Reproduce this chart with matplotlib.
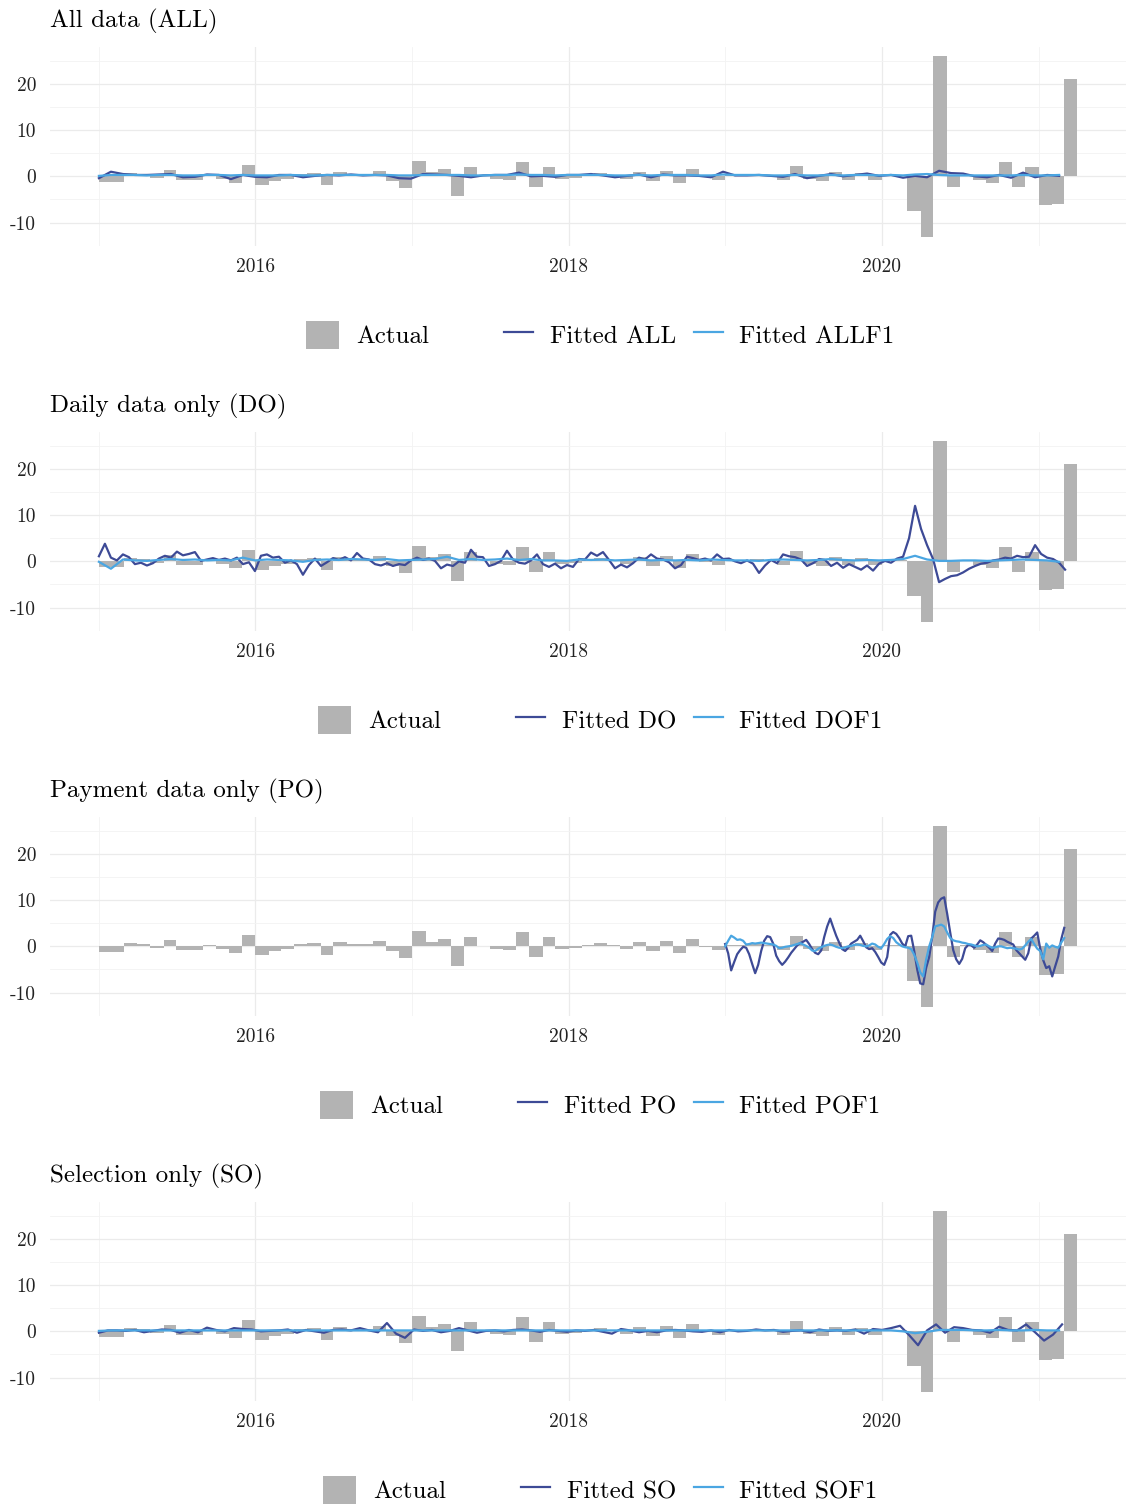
import matplotlib
matplotlib.use("Agg")
import matplotlib.pyplot as plt
import matplotlib.dates as mdates
from matplotlib.patches import Patch
from matplotlib.lines import Line2D
import numpy as np
import pandas as pd

plt.rcParams['font.family'] = ['cmr10', 'DejaVu Serif']
plt.rcParams['axes.formatter.use_mathtext'] = True

# monthly actual values, Jan 2015 - Mar 2021
actual = [
    -1.2, -1.2, 0.8, 0.4, -0.4, 1.3, -0.8, -0.8, 0.3, -0.6, -1.5, 2.5,
    -1.9, -0.9, -0.6, 0.4, 0.7, -1.9, 1.0, 0.6, 0.4, 1.1, -1.1, -2.5,
    3.4, 0.9, 1.5, -4.2, 2.0, 0.1, -0.5, -0.7, 3.1, -2.4, 2.0, -0.6,
    -0.3, 0.3, 0.8, 0.2, -0.6, 0.9, -0.9, 1.1, -1.4, 1.6, -0.2, -0.8,
    0.3, 0.2, 0.5, 0.3, -0.8, 2.2, -0.6, -1.0, 1.0, -0.8, 0.8, -0.8,
    0.2, 0.3, -7.4, -13.1, 26.0, -2.4, 0.3, -0.8, -1.4, 3.0, -2.4, 2.0,
    -6.3, -5.9, 21.0,
]

# fitted series (ALL / SO every 28 / 21 days, DO every 14 days, PO weekly from 2019)
fitted_all = [
    -0.4, 1.0, 0.5, 0.3, 0.3, 0.4, 0.5, -0.2, -0.1, 0.4,
    0.3, -0.6, 0.3, -0.1, -0.2, 0.3, 0.3, -0.2, 0.1, 0.3,
    0.2, 0.4, 0.2, 0.3, 0.2, -0.4, -0.5, 0.5, 0.4, 0.3,
    0.1, -0.2, 0.2, 0.3, 0.3, 0.8, 0.0, 0.1, -0.1, 0.3,
    0.3, 0.5, 0.2, -0.2, 0.1, 0.4, -0.2, 0.4, 0.2, 0.2,
    0.1, -0.2, 1.0, 0.2, 0.2, 0.3, 0.1, -0.1, 0.5, -0.4,
    0.1, 0.5, 0.0, 0.3, 0.6, 0.1, 0.3, -0.3, 0.1, -0.2,
    1.2, 0.7, 0.6, 0.0, -0.2, 0.3, -0.3, 0.8, -0.2, 0.3,
    0.1,
]
fitted_allf1 = [
    0.1, 0.3, 0.3, 0.3, 0.2, 0.3, 0.3, 0.2, 0.2, 0.3,
    0.3, 0.2, 0.3, 0.2, 0.2, 0.2, 0.3, 0.2, 0.2, 0.3,
    0.3, 0.3, 0.3, 0.3, 0.3, 0.2, 0.2, 0.3, 0.3, 0.3,
    0.3, 0.2, 0.2, 0.3, 0.3, 0.4, 0.3, 0.3, 0.2, 0.3,
    0.3, 0.3, 0.3, 0.2, 0.2, 0.3, 0.2, 0.3, 0.3, 0.3,
    0.2, 0.2, 0.4, 0.3, 0.3, 0.3, 0.2, 0.2, 0.3, 0.2,
    0.2, 0.3, 0.2, 0.3, 0.3, 0.2, 0.3, 0.2, 0.4, 0.5,
    0.3, 0.2, 0.2, 0.2, 0.2, 0.2, 0.2, 0.3, 0.2, 0.2,
    0.3,
]
fitted_do = [
    1.1, 3.8, 0.8, 0.2, 1.5, 0.9, -0.6, -0.3, -0.9, -0.4,
    0.6, 1.2, 0.8, 2.1, 1.3, 1.6, 2.0, 0.1, 0.4, 0.7,
    0.3, 0.6, 0.2, 0.8, -0.6, -0.2, -2.1, 1.2, 1.5, 0.8,
    1.0, -0.3, 0.2, -0.6, -2.9, -0.8, 0.6, -1.0, -0.2, 0.7,
    0.3, 0.9, 0.2, 1.8, 0.6, 0.4, -0.6, -0.9, -0.4, -1.0,
    -0.6, -0.8, 0.2, 0.8, 0.3, 0.6, 0.1, -1.5, -0.7, -1.0,
    0.0, -0.3, 2.5, 1.0, 0.9, -1.0, -0.6, 0.1, 2.3, 0.4,
    -0.3, -0.5, 0.2, 1.5, -0.6, -1.2, -0.5, -1.5, -0.8, -1.2,
    0.5, 0.4, 1.9, 1.2, 2.0, 0.3, -1.5, -0.7, -1.3, -0.4,
    0.8, 0.4, 1.5, 0.6, 0.4, -0.2, -1.5, -0.8, 1.0, 0.7,
    0.3, 0.6, 0.2, 1.5, 0.5, 0.6, 0.0, -0.4, 0.2, -0.5,
    -2.5, -0.9, 0.3, -0.4, 1.5, 1.1, 0.9, 0.4, -1.0, -0.4,
    0.5, 0.3, -1.0, -0.3, -1.4, -0.6, -1.2, -1.8, -0.9, -2.0,
    -0.5, 0.1, -0.3, 0.6, 1.0, 5.0, 12.0, 7.0, 3.5, 0.5,
    -4.5, -3.8, -3.2, -3.0, -2.4, -1.6, -1.0, -0.5, -0.3, 0.2,
    0.4, 0.8, 0.6, 1.2, 0.9, 1.0, 3.5, 1.6, 0.8, 0.5,
    -0.3, -1.8,
]
fitted_dof1 = [
    -0.1, -1.6, 0.4, 0.2, 0.1, 0.3, 0.5, 0.3, 0.4, 0.2,
    0.3, 0.2, 0.8, 0.2, 0.4, 0.3, 0.2, -0.1, 0.3, 0.4,
    0.3, 0.5, 0.4, 0.3, 0.5, 0.2, 0.3, 0.4, 0.5, 1.0,
    0.3, 0.5, 0.3, 0.4, 0.6, 0.3, 0.5, 0.2, 0.2, 0.1,
    0.4, 0.3, 0.4, 0.2, 0.3, 0.4, 0.2, 0.3, 0.2, 0.3,
    0.2, 0.4, 0.3, 0.2, 0.2, 0.1, 0.3, 0.4, 0.3, 0.2,
    0.3, 0.5, 0.3, 0.2, 0.3, 0.2, 0.3, 0.5, 1.2, 0.4,
    0.1, 0.1, 0.2, 0.2, 0.1, 0.2, 0.3, 0.4, 0.3, 0.2,
    -0.1,
]
fitted_po = [
    0.5, -1.5, -5.2, -3.4, -1.7, -0.8, -0.1, -0.3, -1.7, -3.8,
    -5.8, -4.0, -1.0, 1.2, 2.2, 2.0, 0.6, -2.0, -3.2, -4.0,
    -3.3, -2.4, -1.4, -0.6, 0.2, 0.7, 1.0, 1.4, 0.5, -0.6,
    -1.4, -1.7, -0.9, 2.0, 4.3, 6.0, 4.1, 2.3, 0.8, -0.6,
    -1.0, -0.3, 0.6, 1.0, 1.4, 2.3, 1.1, -0.2, -0.6, -0.4,
    -1.2, -2.3, -3.5, -4.0, -2.3, 2.5, 3.1, 2.7, 1.8, 0.6,
    0.0, 2.2, 2.3, -1.0, -5.0, -8.0, -8.2, -4.6, -2.3, 2.0,
    7.5, 9.5, 10.3, 10.6, 7.0, 3.0, -0.8, -2.8, -3.8, -2.7,
    -0.4, 0.3, 0.2, -0.3, 0.4, 1.3, 0.9, 0.3, -0.3, -1.0,
    0.6, 1.7, 1.6, 1.4, 1.0, 0.7, 0.4, -0.8, -1.5, -2.2,
    -2.9, -1.5, 1.7, 2.3, 3.0, -0.5, -3.0, -4.7, -4.3, -6.5,
    -4.3, -2.2, 1.5, 4.0,
]
fitted_pof1 = [
    0.0, 1.2, 2.3, 1.9, 1.4, 1.5, 1.2, 0.4, 0.5, 0.7,
    0.6, 0.7, 0.8, 0.7, 0.6, 0.5, 0.4, 0.1, -0.4, -0.3,
    -0.1, 0.0, 0.1, 0.3, 0.5, 0.7, 0.4, 0.1, -0.3, -0.9,
    -1.0, -0.5, -0.2, 0.1, 0.3, 0.4, 0.2, -0.1, -0.3, -0.4,
    -0.2, 0.0, 0.1, 0.3, 0.4, 0.3, 0.1, 0.0, 0.2, 0.6,
    0.4, -0.1, -0.4, 0.5, 1.6, 2.2, 1.8, 0.9, 0.4, 0.0,
    -0.2, -0.3, -0.6, -1.8, -3.5, -5.6, -6.5, -2.8, 0.0, 2.0,
    4.3, 4.5, 4.7, 4.3, 3.0, 1.8, 1.3, 1.1, 1.0, 0.8,
    0.7, 0.5, 0.4, 0.2, 0.0, 0.1, 0.3, 0.4, 0.0, -0.3,
    -0.2, 0.0, 0.0, -0.2, -0.4, -0.3, -0.4, -0.5, -0.7, -0.5,
    0.2, 1.0, 1.6, 0.5, -0.5, -1.0, -2.8, 0.6, -0.3, 0.2,
    -0.1, -0.3, 0.8, 1.8,
]
fitted_so = [
    -0.3, 0.2, 0.2, 0.1, 0.3, -0.2, 0.1, 0.4, 0.3, -0.3,
    0.3, -0.2, 0.8, 0.3, 0.0, 0.7, 0.5, 0.4, 0.0, 0.1,
    0.2, 0.4, -0.3, 0.3, 0.0, -0.3, 0.3, 0.4, 0.2, 0.7,
    0.2, -0.2, 1.8, -0.5, -1.4, 0.4, 0.1, 0.3, -0.2, 0.1,
    0.7, 0.2, -0.3, 0.1, 0.2, 0.0, 0.3, 0.4, 0.2, -0.1,
    0.3, 0.1, -0.1, 0.2, 0.1, 0.3, -0.1, -0.5, 0.5, 0.2,
    -0.2, 0.1, -0.2, 0.2, 0.3, 0.2, 0.0, -0.1, 0.2, -0.2,
    0.3, 0.0, 0.1, 0.4, 0.2, 0.3, -0.1, 0.1, 0.2, -0.2,
    0.4, 0.1, 0.2, 0.1, 0.4, -0.5, 0.5, 0.3, 0.7, 1.2,
    -0.8, -3.0, 0.2, 1.5, -0.3, 0.9, 0.7, 0.3, 0.2, -0.3,
    1.0, 0.3, 0.2, 1.5, -0.2, -2.0, -0.7, 1.5,
]
fitted_sof1 = [
    0.1, 0.2, 0.2, 0.2, 0.2, 0.2, 0.2, 0.2, 0.2, 0.2,
    0.2, 0.2, 0.2, 0.2, 0.2, 0.2, 0.2, 0.2, 0.2, 0.2,
    0.2, 0.2, 0.2, 0.2, 0.2, 0.2, 0.2, 0.2, 0.2, 0.2,
    0.2, 0.2, 0.2, 0.2, 0.2, 0.2, 0.2, 0.2, 0.2, 0.2,
    0.2, 0.2, 0.2, 0.2, 0.2, 0.2, 0.2, 0.2, 0.2, 0.2,
    0.2, 0.2, 0.2, 0.2, 0.2, 0.2, 0.2, 0.2, 0.2, 0.2,
    0.2, 0.2, 0.2, 0.2, 0.2, 0.2, 0.2, 0.0, -0.4, -0.1,
    0.3, 0.3, 0.3, 0.2, 0.2, 0.3, 0.2, 0.2, 0.3, 0.2,
    0.2,
]

titles = ['All data (ALL)', 'Daily data only (DO)', 'Payment data only (PO)', 'Selection only (SO)']
codes = ['ALL', 'DO', 'PO', 'SO']
y_ticks = [-10, 0, 10, 20]
y_tick_labels = ['-10', '0', '10', '20']
major_years = [2016, 2018, 2020]
minor_years = [2015, 2017, 2019, 2021]

BAR_COLOR = '#b3b3b3'
DARK = '#3d4a96'
LIGHT = '#4aa6e2'
LW = 1.6


def series(start, freq, vals):
    return pd.date_range(start, periods=len(vals), freq=freq).to_pydatetime(), vals


panels = [
    (series('2015-01-01', '28D', fitted_all), series('2015-01-01', '28D', fitted_allf1)),
    (series('2015-01-01', '14D', fitted_do), series('2015-01-01', '28D', fitted_dof1)),
    (series('2019-01-01', '7D', fitted_po), series('2019-01-01', '7D', fitted_pof1)),
    (series('2015-01-01', '21D', fitted_so), series('2015-01-01', '28D', fitted_sof1)),
]

months = pd.date_range('2015-01-01', periods=len(actual) + 1, freq='MS').to_pydatetime()
month_num = mdates.date2num(months)
bar_x = month_num[:-1]
bar_w = np.diff(month_num)

x_lo, x_hi = month_num[0], month_num[-1]
x_pad = 0.05 * (x_hi - x_lo)
y_lo, y_hi = min(actual), max(actual)
y_pad = 0.05 * (y_hi - y_lo)

W, H = 1130, 1505
fig = plt.figure(figsize=(W / 100, H / 100), dpi=100)
step = 385
legends = []

for i, (title, code, (fit, fit1)) in enumerate(zip(titles, codes, panels)):
    ax = fig.add_axes([50 / W, 1 - (246 + step * i) / H, 1076 / W, 199 / H])
    ax.bar(bar_x, actual, width=bar_w, align='edge', color=BAR_COLOR, zorder=2)
    ax.plot(mdates.date2num(fit[0]), fit[1], color=DARK, lw=LW, zorder=3)
    ax.plot(mdates.date2num(fit1[0]), fit1[1], color=LIGHT, lw=LW, zorder=4)

    ax.set_xlim(x_lo - x_pad, x_hi + x_pad)
    ax.set_ylim(y_lo - y_pad, y_hi + y_pad)

    ax.set_xticks(mdates.date2num([pd.Timestamp(f'{y}-01-01') for y in major_years]))
    ax.set_xticklabels([str(y) for y in major_years])
    ax.set_xticks(mdates.date2num([pd.Timestamp(f'{y}-01-01') for y in minor_years]), minor=True)
    ax.set_yticks(y_ticks)
    ax.set_yticklabels(y_tick_labels)
    ax.set_yticks([-5, 5, 15, 25], minor=True)

    ax.grid(True, which='major', color='#ebebeb', lw=0.9, zorder=0)
    ax.grid(True, which='minor', color='#f3f3f3', lw=0.6, zorder=0)
    ax.set_axisbelow(True)
    for s in ax.spines.values():
        s.set_visible(False)
    ax.tick_params(which='both', length=0)
    ax.tick_params(axis='x', labelsize=14, pad=9, colors='#222222')
    ax.tick_params(axis='y', labelsize=14, pad=10, colors='#222222')

    ax.set_title(title, loc='left', fontsize=18, pad=14, x=0)

    y_leg = 1 - (335 + step * i) / H
    common = dict(loc='center left', bbox_to_anchor=(0, y_leg), bbox_transform=fig.transFigure,
                  frameon=False, fontsize=18, borderpad=0, borderaxespad=0, handleheight=1.4)
    leg1 = ax.legend([Patch(facecolor=BAR_COLOR, edgecolor='none')], ['Actual'],
                     handlelength=1.35, handletextpad=0.68, **common)
    ax.add_artist(leg1)
    leg2 = ax.legend([Line2D([], [], color=DARK, lw=LW), Line2D([], [], color=LIGHT, lw=LW)],
                     [f'Fitted {code}', f'Fitted {code}F1'], ncol=2,
                     handlelength=1.15, handletextpad=0.66, columnspacing=0.72, **common)
    legends.append((leg1, leg2, y_leg))

# centre each legend pair at x = 600 px with a 75 px gap between the groups
renderer = fig.canvas.get_renderer()
gap = 75
for leg1, leg2, y_leg in legends:
    w1 = leg1.get_window_extent(renderer).width
    w2 = leg2.get_window_extent(renderer).width
    left = 600 - (w1 + gap + w2) / 2
    leg1.set_bbox_to_anchor((left / W, y_leg), transform=fig.transFigure)
    leg2.set_bbox_to_anchor(((left + w1 + gap) / W, y_leg), transform=fig.transFigure)

fig.savefig('out.png', dpi=100)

──────

* _Task to complete_
Repeat the lines exactly as they stand, from the opening line of the data through the line with "import pandas as pd". Pictures stay out of the copy.

* _Result for this task_
Reproduce this chart with matplotlib.
import matplotlib
matplotlib.use("Agg")
import matplotlib.pyplot as plt
import matplotlib.dates as mdates
from matplotlib.patches import Patch
from matplotlib.lines import Line2D
import numpy as np
import pandas as pd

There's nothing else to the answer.